Mendoza, a large and famous region responsible for more than 70% of Argentina’s wine production, is further divided into several sub-regions, including Luján de Cuyo and the Uco Valley. Red wines dominate here, especially Malbec, the country’s star variety, while Chardonnay is the most successful white. The province of San Juan is best known for blends of Bonarda and Syrah. Torrontés is a specialty of the La Rioja and Salta regions, the latter of which is also responsible for excellent Malbecs grown at very high elevation.

Known for its big, bold flavors and supple texture, Malbec is most famous for its runaway success in Argentina. However, the variety actually originates in Bordeaux, where it historically contributed color and tannin to blends but was susceptible to viticultural problems. After being nearly wiped out by a devastating frost in 1956, it was never significantly replanted, although it did flourish under the name Côt in nearby Cahors. Malbec was brought to Argentina in 1868 by a French agronomist who saw great potential for the variety in Mendoza’s hot, high-altitude landscape, but did not gain its current reputation as the national grape of Argentina until a surge in popularity in the late 20th century thanks to its easy-going drinkability.

In the Glass

Malbec typically expresses deep flavors of freshly turned earth, black fruits from berries to plums, and licorice, appropriately backed by dense, chewy tannins.

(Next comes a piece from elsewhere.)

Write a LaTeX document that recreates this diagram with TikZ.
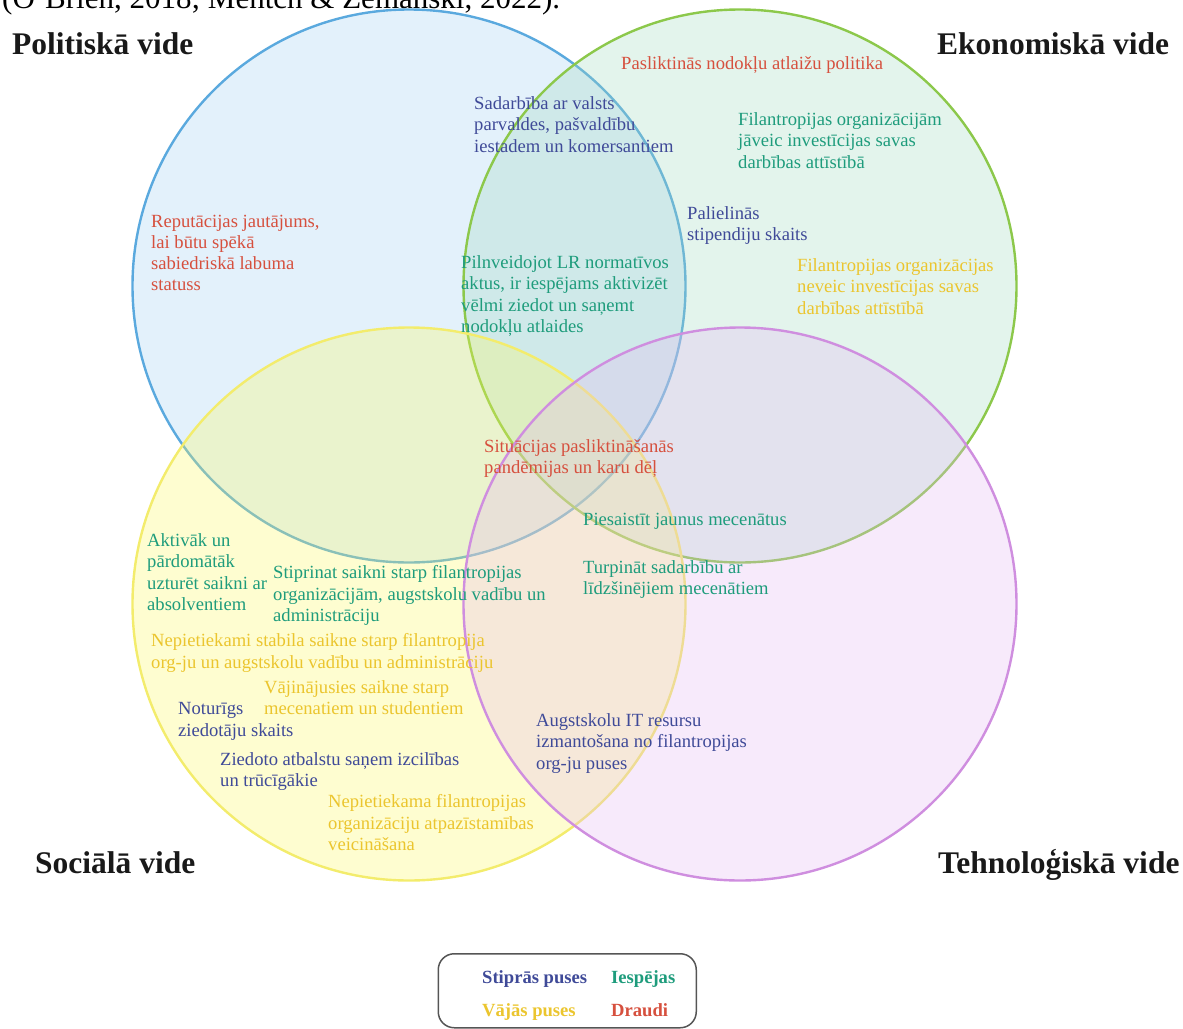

In warmer, New World regions, such as Mendoza, it can be quite intense and often needs time to mellow before becoming drinkable. In the Old World, its rusticity shines, with aged examples showing dusty notes of leather and tobacco. The best examples in all regions often possess a beguiling bouquet of violets.

Perfect Parings

Malbec’s rustic character begs for flavorful dishes, like spicy grilled sausages or the classic cassoulet of France’s Southwest. South American iterations are best enjoyed as they would be in Argentina: with a thick, juicy steak.

Sommelier Secret

If you’re trying to please a crowd, Malbec is generally a safe bet. With its combination of bold flavors and soft tannins, it will appeal to basically anyone who enjoys red wine. Malbec also wins bonus points for affordability, as even the most inexpensive examples are often quite good.